Monday, June 17, 2019

Cecil in Beira

By 1928 Ernest felt that his son should move from Port Sudan, so he obtained him a job with T.B.F. Davis in Beira, on the coast of Portuguese East Africa, now Mozambique - picture shows Beira docks. Cecil soon found that the move was a mistake. The firm was run by Davis from Durban. Helen, in her life of Cecil, wrote, "He was a very difficult man and Cecil soon fell foul of him." To make matters worse, Cecil was poorly paid.

That he had to live in an hotel, the Savoy (above), probably didn’t help his finances. This picture is interesting in that it shows the little trolley cars, the main way of getting round the town, which were pushed by Africans. If you met someone coming the other way one of you had to lift your trolley off the lines: one can imaging the problems that caused!

This picture shows the Harrison Line ship Tactician alongside in Beira docks.

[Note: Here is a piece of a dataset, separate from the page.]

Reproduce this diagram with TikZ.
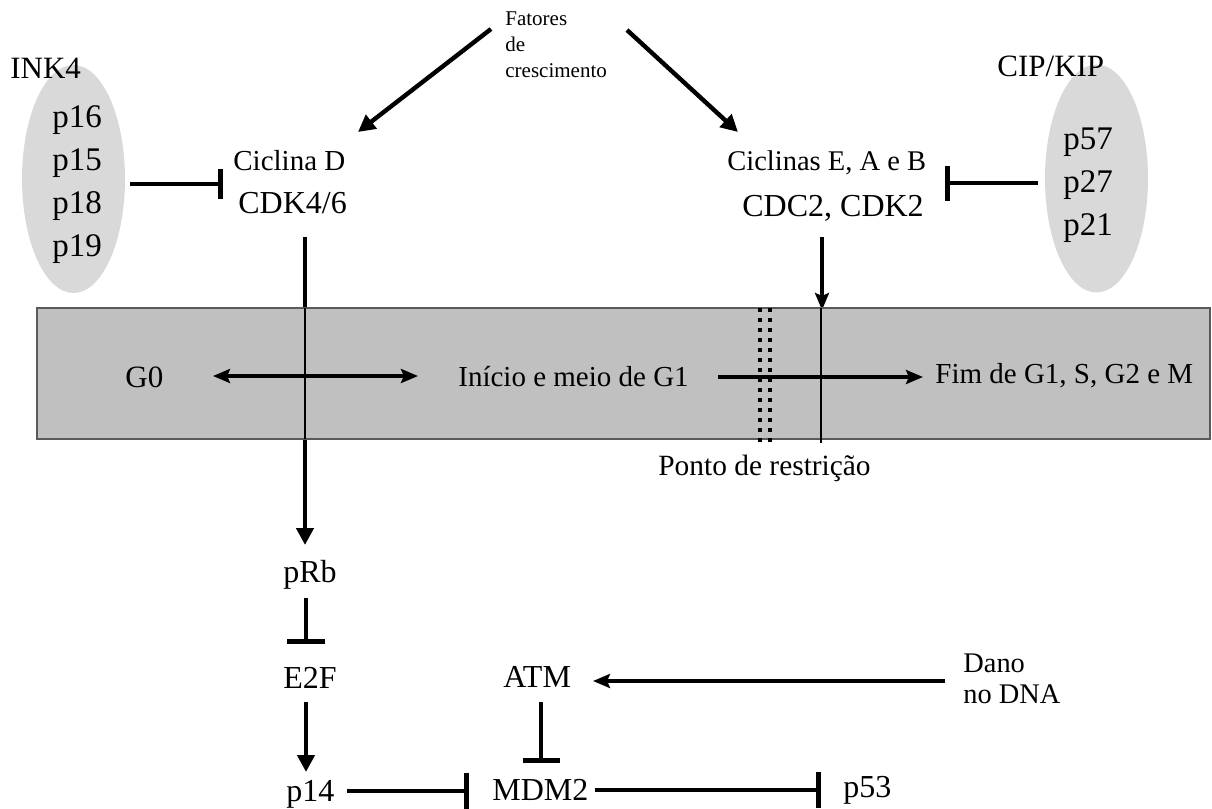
\documentclass[tikz,border=0pt]{standalone}
\usepackage{fontspec}
\setmainfont{Liberation Serif}
\usetikzlibrary{arrows.meta,shapes.geometric}
\definecolor{ellgray}{RGB}{217,217,217}
\definecolor{bandgray}{RGB}{192,192,192}
\definecolor{bandedge}{RGB}{90,90,90}
\begin{document}
\begin{tikzpicture}[x=0.5pt,y=-0.5pt,
  lbl/.style={inner sep=0pt, anchor=base west},
  fsmall/.style={font=\fontsize{10.5}{13}\selectfont},
  fmid/.style={font=\fontsize{14.5}{17}\selectfont},
  fbig/.style={font=\fontsize{16}{19}\selectfont},
  fgrp/.style={font=\fontsize{15.5}{18}\selectfont},
  fmem/.style={font=\fontsize{16.5}{19}\selectfont},
  ell/.style={ellipse, fill=ellgray, draw=none, inner sep=0pt, minimum width=51.5pt, minimum height=114pt},
  conn/.style={line width=2.2pt},
  arr/.style={conn, -{Triangle[length=8.5pt,width=8.5pt]}},
  sarr/.style={conn, -{Stealth[length=8.5pt,width=7pt,inset=1.5pt]}},
  dsarr/.style={conn, {Stealth[length=8.5pt,width=7pt,inset=1.5pt]}-{Stealth[length=8.5pt,width=7pt,inset=1.5pt]}},
  inh/.style={conn, -{Bar[width=#1,line width=2.5pt]}},
  inh/.default=18pt,
  thin/.style={line width=1pt},
  restr/.style={line width=2pt, dash pattern=on 2pt off 3pt},
]
\useasboundingbox (0,0) rectangle (1212,809);

% ---------- coordinates for connector ends ----------
\coordinate (cdkOut) at (305,237);
\coordinate (pRbIn)  at (305,545);
\coordinate (cdcOut) at (822,237);
\coordinate (bandIn) at (822,310);

% ---------- connectors crossing the band (drawn beneath it) ----------
\draw[arr] (cdkOut) -- (pRbIn);
\draw[sarr] (cdcOut) -- (bandIn);

% ---------- band ----------
\draw[fill=bandgray, draw=bandedge, line width=1pt] (37,308) rectangle (1210,439);
\draw[thin] (305,308) -- (305,439);
\draw[thin] (821,308) -- (821,443);
\draw[restr] (760,308) -- (760,443);
\draw[restr] (770,308) -- (770,443);

% ---------- ellipses ----------
\node[ell] (ink) at (73.5,179) {};
\node[ell] (cip) at (1096.5,178.5) {};

% ---------- labels ----------
\node[lbl, fgrp] (inkT) at (10,78) {INK4};
\node[lbl, fmem] (p16) at (52,127) {p16};
\node[lbl, fmem] (p15) at (52,170) {p15};
\node[lbl, fmem] (p18) at (52,213) {p18};
\node[lbl, fmem] (p19) at (52,256) {p19};

\node[lbl, fgrp] (cipT) at (997,76) {CIP/KIP};
\node[lbl, fmem] (p57) at (1063,149) {p57};
\node[lbl, fmem] (p27) at (1063,192) {p27};
\node[lbl, fmem] (p21) at (1063,235) {p21};

\node[inner sep=0pt, anchor=north west, align=left, fsmall] (fat) at (505,11) {Fatores\\de\\crescimento};

\node[lbl, fmid] (cd) at (233,170) {Ciclina D};
\node[lbl, fbig] (cdk) at (238,213) {CDK4/6};
\node[lbl, font=\fontsize{14.25}{17}\selectfont] (ce) at (727,170) {Ciclinas E, A e B};
\node[lbl, fbig] (cdc) at (742,216) {CDC2, CDK2};

\node[lbl, fgrp] (g0) at (125,387) {G0};
\node[lbl, fmid] (g1) at (458,386) {Início e meio de G1};
\node[lbl, fmid] (fim) at (935,383) {Fim de G1, S, G2 e M};
\node[lbl, font=\fontsize{14.7}{17}\selectfont] (ponto) at (658,475) {Ponto de restrição};

\node[lbl, fbig] (pRb) at (283,582) {pRb};
\node[lbl, fbig] (e2f) at (283,688) {E2F};
\node[lbl, fbig] (p14) at (286,801) {p14};
\node[lbl, fbig] (atm) at (503,687) {ATM};
\node[lbl, fbig] (mdm) at (492,800) {MDM2};
\node[lbl, fbig] (p53) at (843,797) {p53};
\node[inner sep=0pt, anchor=north west, align=left, font=\fontsize{14.2}{15.5}\selectfont] (dano) at (963,653) {Dano\\no DNA};

% ---------- more connector ends ----------
\coordinate (fatL) at (491,29);
\coordinate (cdIn) at (358,132);
\coordinate (fatR) at (627,30);
\coordinate (ceIn) at (738,132);
\coordinate (inkOut) at (130,184);
\coordinate (cdBar) at (223,184);
\coordinate (cipOut) at (1038,183);
\coordinate (ceBar) at (945,183);
\coordinate (g0Out) at (213,376);
\coordinate (g1In) at (418,376);
\coordinate (g1Out) at (718,377);
\coordinate (fimIn) at (923,377);
\coordinate (pRbOut) at (306,598);
\coordinate (e2fBar) at (306,644);
\coordinate (e2fOut) at (306,702);
\coordinate (p14In) at (306,772);
\coordinate (p14Out) at (347,791);
\coordinate (mdmBarL) at (469,791);
\coordinate (atmOut) at (541,702);
\coordinate (mdmBarT) at (541,763);
\coordinate (danoOut) at (945,681);
\coordinate (atmIn) at (593,681);
\coordinate (mdmOut) at (595,790);
\coordinate (p53Bar) at (821,790);

% ---------- connectors ----------
\draw[arr] (fatL) -- (cdIn);
\draw[arr] (fatR) -- (ceIn);
\draw[inh=15pt] (inkOut) -- (cdBar);
\draw[inh=17.5pt] (cipOut) -- (ceBar);
\draw[dsarr] (g0Out) -- (g1In);
\draw[sarr] (g1Out) -- (fimIn);
\draw[inh=19pt] (pRbOut) -- (e2fBar);
\draw[arr] (e2fOut) -- (p14In);
\draw[inh=18pt] (p14Out) -- (mdmBarL);
\draw[inh=18.5pt] (atmOut) -- (mdmBarT);
\draw[sarr] (danoOut) -- (atmIn);
\draw[inh=18pt] (mdmOut) -- (p53Bar);
\end{tikzpicture}
\end{document}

Cecil found himself in debt, there was ill-feeling amongst the staff which made working conditions unpleasant, and, soon after he arrived, he found himself having to tell some of his colleagues they were sacked. Feelings between the British and the Portuguese ran high, which made working on the docks difficult. Unsurprisingly, he was again ill. It was thought he had ‘flu but it was possibly pneumonia, resulting in the damage to his lung which was to affect him later.

Despite all this Cecil enjoyed himself. He played football: in this picture he's second from left in the back row.

At some point he became engaged to a Francis Beaton. She is shown here with her car and her dog. That she had a car indicates that she must have been well-off; that she had a dog must have meant that Cecil was very much in love, for he hated most dogs, with the exception of Jock, the dog Gill and I took down to Gawthorpe from Keele.

When, in 1930, Captain Haylett, by this time in command of Harrisons’ Defender, called at Beira he was seriously ill. He had an ulcer and survived on a diet of milk mixed with a shot of whisky. Returning to the UK via Cape Town, his condition deteriorated so his Chief Officer diverted to Madeira where Ernest was put in hospital. Later transferred to a Royal Mail ship, which would give him a quick passage home, he died in the Channel. He should have been buried at sea but Granny insisted he be brought ashore, and he was buried in Leytonstone cemetery.

Perhaps appropriately, Grandpa was the last member of the family to see Ernest Haylett alive. I take it as very significant that I was given the name Ernest. Picture shows Ernest in Beira taking a sight of the sun.